Martha Wilson
Êtres à l’œuvre

Thérèse St-Gelais
Galerie Leonard & Bina Ellen, Université Concordia, Montréal
du 6 janvier au 19 février 2011
Martha-Wilson
Martha Wilson,Être à l’œuvre, vue d'exposition, Galerie Leonard & Bina Ellen, Montréal, 2011.
Photo : Paul Smith
[In French]

L’exposition de Martha Wilson nous a ramenés aux beaux jours des années soixante-dix, alors qu’un concentré de la production féministe mettait en place une série de réflexions sur les identités de sexe et de genre. Logée à Halifax, Wilson était de celles qui, avec Suzy Lake à Montréal, revoyaient les codes de représentation en usant de stratégies cosmétiques et théâtrales. Par la photo ou la vidéo, Wilson se montre transformée, ou se transformant, dans des poses ou avec des apparences qui ne sont pas sans évoquer la production pastiche qui marquera les années quatre-vingt et suivantes.

Chez Wilson, la préoccupation du mythe de la beauté est manifeste quand, par exemple, elle exploite la laideur lors d’une performance vidéo où elle se maquille en amplifiant des détails ou des zones ingrates de son visage pour faire voir une image disgracieuse d’elle-même. À l’opposé d’une beauté féminine canonisée, c’est de fait un visage masculinisé qui apparaît sous ses traits, confondant ainsi à nouveau les genres pour en dépasser les caractéristiques normées et naturalisantes. Joueuse de rôles, elle moule ses personnages à son corps pour formuler une critique des stéréotypes et des idéologies conservatrices.

Sa participation au collectif de femmes Disband (1978-1982), dont les collaborations étaient variables, est en phase avec sa démarche critique vis-à-vis des conventions. Disband montre ouvertement des performances chantées ou théâtrales sans se formaliser de ne pas posséder les compétences ou talents que requièrent de telles exécutions. Aux limites du vaudeville raté, Disband se veut déjanté. La mise en spectacle est, comme telle, théâtralement parodiée, laissant en plan le raffinement habituellement nécessaire. L’amateurisme déplace ici délibérément les normes de qualité pour faire valoir plutôt une suite de saynètes dont la forme et la teneur empruntent parfois à Dada tout en y intégrant des propos qui se moquent des clichés liés au genre.
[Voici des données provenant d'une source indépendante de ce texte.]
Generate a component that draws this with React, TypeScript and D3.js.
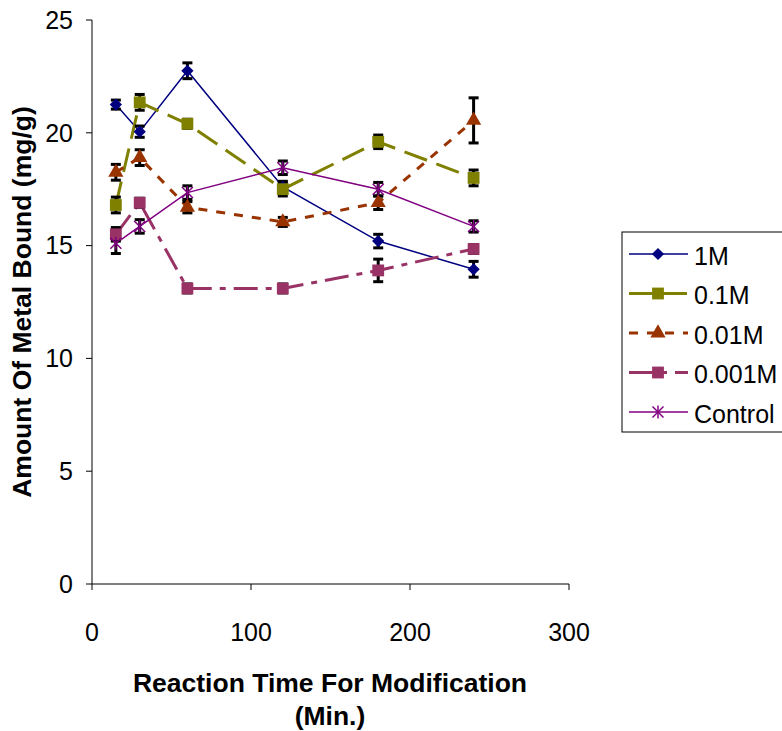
import React from 'react';
import * as d3 from 'd3';

const times = [15, 30, 60, 120, 180, 240];
const seriesNames = ['1M', '0.1M', '0.01M', '0.001M', 'Control'];
const m1 = [21.25, 20.05, 22.75, 17.6, 15.2, 13.95];
const m01 = [16.8, 21.35, 20.4, 17.5, 19.6, 18.0];
const m001 = [18.25, 18.9, 16.7, 16.05, 16.9, 20.55];
const m0001 = [15.5, 16.9, 13.1, 13.1, 13.9, 14.85];
const control = [15.1, 15.85, 17.35, 18.45, 17.5, 15.85];
const err1 = [0.2, 0.25, 0.35, 0.25, 0.3, 0.35];
const err01 = [0.35, 0.35, 0.2, 0.3, 0.3, 0.35];
const err001 = [0.35, 0.35, 0.25, 0.2, 0.3, 1.0];
const err0001 = [0.3, 0.2, 0.2, 0.2, 0.5, 0.2];
const errControl = [0.45, 0.3, 0.3, 0.3, 0.3, 0.25];
const xTicks = [0, 100, 200, 300];
const yTicks = [0, 5, 10, 15, 20, 25];

const styles = [
  { color: '#000080', width: 1.5, dash: '', symbol: d3.symbolSquare, size: 75, rotate: 45 },
  { color: '#808000', width: 3, dash: '24,10', symbol: d3.symbolSquare, size: 140, rotate: 0 },
  { color: '#993300', width: 3, dash: '9,9', symbol: d3.symbolTriangle, size: 100, rotate: 0 },
  { color: '#993366', width: 3, dash: '24,8,6,8', symbol: d3.symbolSquare, size: 140, rotate: 0 },
  { color: '#800080', width: 1.5, dash: '', symbol: null, size: 0, rotate: 0 },
];

const allValues = [m1, m01, m001, m0001, control];
const allErrors = [err1, err01, err001, err0001, errControl];

const x = d3.scaleLinear().domain([0, 300]).range([92, 569]);
const y = d3.scaleLinear().domain([0, 25]).range([584, 20]);

const Marker = ({ s, cx, cy }: { s: any; cx: number; cy: number }) => {
  if (!s.symbol) {
    const r = 5.5;
    return (
      <g stroke={s.color} strokeWidth={1.5}>
        <line x1={cx - r} y1={cy - r} x2={cx + r} y2={cy + r} />
        <line x1={cx - r} y1={cy + r} x2={cx + r} y2={cy - r} />
        <line x1={cx} y1={cy - r - 1} x2={cx} y2={cy + r + 1} />
      </g>
    );
  }
  const p = d3.symbol().type(s.symbol).size(s.size)() as string;
  return <path d={p} transform={`translate(${cx},${cy}) rotate(${s.rotate})`} fill={s.color} />;
};

export default function App() {
  const line = d3.line<number>().x((_, i) => x(times[i])).y((d) => y(d));
  const font = 'Arial, "Liberation Sans", sans-serif';
  return (
    <div style={{ position: 'absolute', left: 0, top: 0 }}>
      <svg width={782} height={731} style={{ display: 'block', background: '#fff' }} fontFamily={font}>
        {/* axes */}
        <line x1={x(0)} y1={y(0)} x2={x(300)} y2={y(0)} stroke="#000" strokeWidth={1} />
        <line x1={x(0)} y1={y(0)} x2={x(0)} y2={y(25)} stroke="#000" strokeWidth={1} />
        {yTicks.map((t) => (
          <g key={'y' + t}>
            <line x1={x(0) - 6} x2={x(0)} y1={y(t)} y2={y(t)} stroke="#000" />
            <text x={73} y={y(t)} dy="0.35em" textAnchor="end" fontSize={25}>{t}</text>
          </g>
        ))}
        {xTicks.map((t) => (
          <g key={'x' + t}>
            <line x1={x(t)} x2={x(t)} y1={y(0)} y2={y(0) + 6} stroke="#000" />
            <text x={x(t)} y={632} dy="0.35em" textAnchor="middle" fontSize={25}>{t}</text>
          </g>
        ))}
        <text x={330} y={683} dy="0.35em" textAnchor="middle" fontSize={26.5} fontWeight="bold">Reaction Time For Modification</text>
        <text x={330} y={716} dy="0.35em" textAnchor="middle" fontSize={26.5} fontWeight="bold">(Min.)</text>
        <text transform={`translate(22,302) rotate(-90)`} dy="0.35em" textAnchor="middle" fontSize={26.5} fontWeight="bold">Amount Of Metal Bound (mg/g)</text>

        {/* series lines */}
        {allValues.map((vals, si) => (
          <path key={'l' + si} d={line(vals) as string} fill="none" stroke={styles[si].color}
            strokeWidth={styles[si].width} strokeDasharray={styles[si].dash} />
        ))}
        {/* error bars */}
        {allValues.map((vals, si) => (
          <g key={'e' + si} stroke="#000" strokeWidth={3}>
            {vals.map((v, i) => {
              const cx = x(times[i]);
              const e = allErrors[si][i];
              return (
                <g key={i}>
                  <line x1={cx} x2={cx} y1={y(v - e)} y2={y(v + e)} />
                  <line x1={cx - 5} x2={cx + 5} y1={y(v - e)} y2={y(v - e)} />
                  <line x1={cx - 5} x2={cx + 5} y1={y(v + e)} y2={y(v + e)} />
                </g>
              );
            })}
          </g>
        ))}
        {/* markers */}
        {allValues.map((vals, si) => (
          <g key={'m' + si}>
            {vals.map((v, i) => (
              <Marker key={i} s={styles[si]} cx={x(times[i])} cy={y(v)} />
            ))}
          </g>
        ))}

        {/* legend */}
        <rect x={622} y={232} width={200} height={200} fill="#fff" stroke="#000" strokeWidth={1} />
        {seriesNames.map((name, i) => {
          const ly = 254 + i * 39.5;
          return (
            <g key={'lg' + i}>
              <line x1={629} x2={688} y1={ly} y2={ly} stroke={styles[i].color} strokeWidth={styles[i].width}
                strokeDasharray={styles[i].dash} />
              <Marker s={styles[i]} cx={658} cy={ly} />
              <text x={694} y={ly + 2} dy="0.35em" fontSize={25}>{name}</text>
            </g>
          );
        })}
      </svg>
    </div>
  );
}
Isolée de la communauté féministe, mais néanmoins fondatrice de la Franklin Furnace (1967-1997) qui entretenait des liens clairs avec une idéologie soutenant la production des femmes, Wilson a fait partie du réseau de Lucy Lippard – alors que celle-ci mettait en forme sa pensée féministe dans From the Center – et a été mentionnée dans le catalogue de l’exposition WACK! Art and the Feminist Revolution (2007), laquelle regroupait les artistes déterminantes pour l’avancement des femmes dans l’art et son histoire.

Pré-Butler ou travaillant de concert avec la performativité avant la lettre, Martha Wilson serait, pour ainsi dire, de l’avant-garde de la troisième vague, celle qui annonce une réflexion en profondeur sur les identités de désir qui transgressent les appartenances sexuelles. Du féminisme, Wilson montre qu’il s’est inscrit durablement dans la pensée critique qui agit sur l’art et le politique.